Request |
Copy exactly the lines from the start of the material through the line with "(title) at (529,117)". Pictures stay out of the copy.

===

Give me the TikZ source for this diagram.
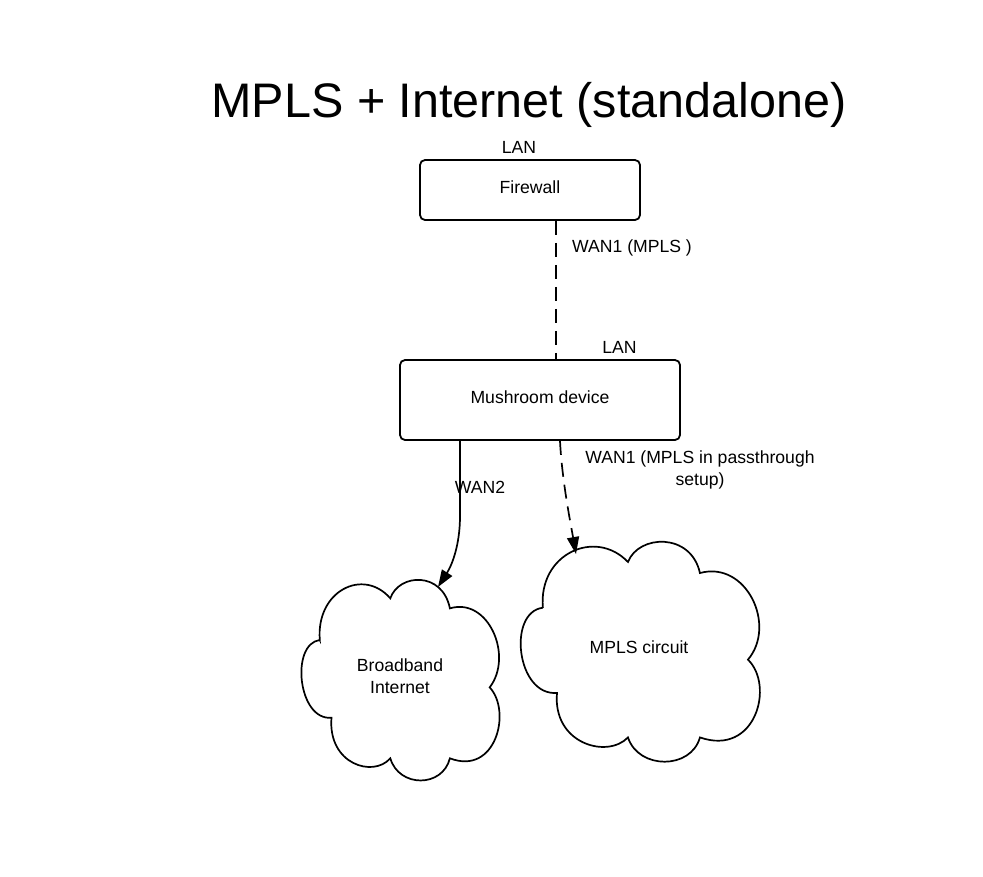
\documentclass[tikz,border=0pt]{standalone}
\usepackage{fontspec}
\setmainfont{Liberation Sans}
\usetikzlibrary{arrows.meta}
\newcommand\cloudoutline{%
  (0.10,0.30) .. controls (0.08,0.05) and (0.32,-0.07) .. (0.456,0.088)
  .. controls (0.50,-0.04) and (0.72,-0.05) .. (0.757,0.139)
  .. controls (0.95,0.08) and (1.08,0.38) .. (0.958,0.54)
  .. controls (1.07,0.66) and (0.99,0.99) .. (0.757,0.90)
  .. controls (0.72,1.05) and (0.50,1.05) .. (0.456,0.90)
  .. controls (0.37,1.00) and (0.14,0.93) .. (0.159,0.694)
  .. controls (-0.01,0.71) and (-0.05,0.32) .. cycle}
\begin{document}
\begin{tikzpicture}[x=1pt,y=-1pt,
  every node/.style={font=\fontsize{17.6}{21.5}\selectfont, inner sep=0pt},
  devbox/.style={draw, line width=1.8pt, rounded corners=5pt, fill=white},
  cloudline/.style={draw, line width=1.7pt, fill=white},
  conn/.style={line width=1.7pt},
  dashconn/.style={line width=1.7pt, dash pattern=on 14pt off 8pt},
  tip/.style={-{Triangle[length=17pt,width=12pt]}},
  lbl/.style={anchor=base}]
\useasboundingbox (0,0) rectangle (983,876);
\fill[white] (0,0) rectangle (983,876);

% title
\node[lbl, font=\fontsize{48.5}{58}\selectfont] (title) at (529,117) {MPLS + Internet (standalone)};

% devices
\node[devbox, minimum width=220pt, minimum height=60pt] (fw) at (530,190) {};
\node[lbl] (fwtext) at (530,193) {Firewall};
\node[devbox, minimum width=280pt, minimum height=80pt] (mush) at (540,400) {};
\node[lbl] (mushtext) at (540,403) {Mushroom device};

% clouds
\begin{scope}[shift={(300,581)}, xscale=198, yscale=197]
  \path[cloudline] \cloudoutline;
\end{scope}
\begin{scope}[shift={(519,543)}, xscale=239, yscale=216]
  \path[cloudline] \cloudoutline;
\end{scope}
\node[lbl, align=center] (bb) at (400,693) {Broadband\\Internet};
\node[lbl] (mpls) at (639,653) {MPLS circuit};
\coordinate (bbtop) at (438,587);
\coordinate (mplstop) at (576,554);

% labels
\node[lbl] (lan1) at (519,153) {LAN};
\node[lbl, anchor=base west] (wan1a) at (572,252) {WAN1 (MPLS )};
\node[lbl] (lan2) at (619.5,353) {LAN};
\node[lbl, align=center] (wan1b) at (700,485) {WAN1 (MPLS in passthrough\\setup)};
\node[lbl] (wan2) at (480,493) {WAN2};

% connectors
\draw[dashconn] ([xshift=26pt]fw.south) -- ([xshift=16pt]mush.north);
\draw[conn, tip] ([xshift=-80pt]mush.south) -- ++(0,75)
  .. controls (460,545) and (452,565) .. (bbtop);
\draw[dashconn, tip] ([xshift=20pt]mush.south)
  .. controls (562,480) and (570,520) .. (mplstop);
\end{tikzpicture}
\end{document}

===

Task answer |
Give me the TikZ source for this diagram.
\documentclass[tikz,border=0pt]{standalone}
\usepackage{fontspec}
\setmainfont{Liberation Sans}
\usetikzlibrary{arrows.meta}
\newcommand\cloudoutline{%
  (0.10,0.30) .. controls (0.08,0.05) and (0.32,-0.07) .. (0.456,0.088)
  .. controls (0.50,-0.04) and (0.72,-0.05) .. (0.757,0.139)
  .. controls (0.95,0.08) and (1.08,0.38) .. (0.958,0.54)
  .. controls (1.07,0.66) and (0.99,0.99) .. (0.757,0.90)
  .. controls (0.72,1.05) and (0.50,1.05) .. (0.456,0.90)
  .. controls (0.37,1.00) and (0.14,0.93) .. (0.159,0.694)
  .. controls (-0.01,0.71) and (-0.05,0.32) .. cycle}
\begin{document}
\begin{tikzpicture}[x=1pt,y=-1pt,
  every node/.style={font=\fontsize{17.6}{21.5}\selectfont, inner sep=0pt},
  devbox/.style={draw, line width=1.8pt, rounded corners=5pt, fill=white},
  cloudline/.style={draw, line width=1.7pt, fill=white},
  conn/.style={line width=1.7pt},
  dashconn/.style={line width=1.7pt, dash pattern=on 14pt off 8pt},
  tip/.style={-{Triangle[length=17pt,width=12pt]}},
  lbl/.style={anchor=base}]
\useasboundingbox (0,0) rectangle (983,876);
\fill[white] (0,0) rectangle (983,876);

% title
\node[lbl, font=\fontsize{48.5}{58}\selectfont] (title) at (529,117) {MPLS + Internet (standalone)};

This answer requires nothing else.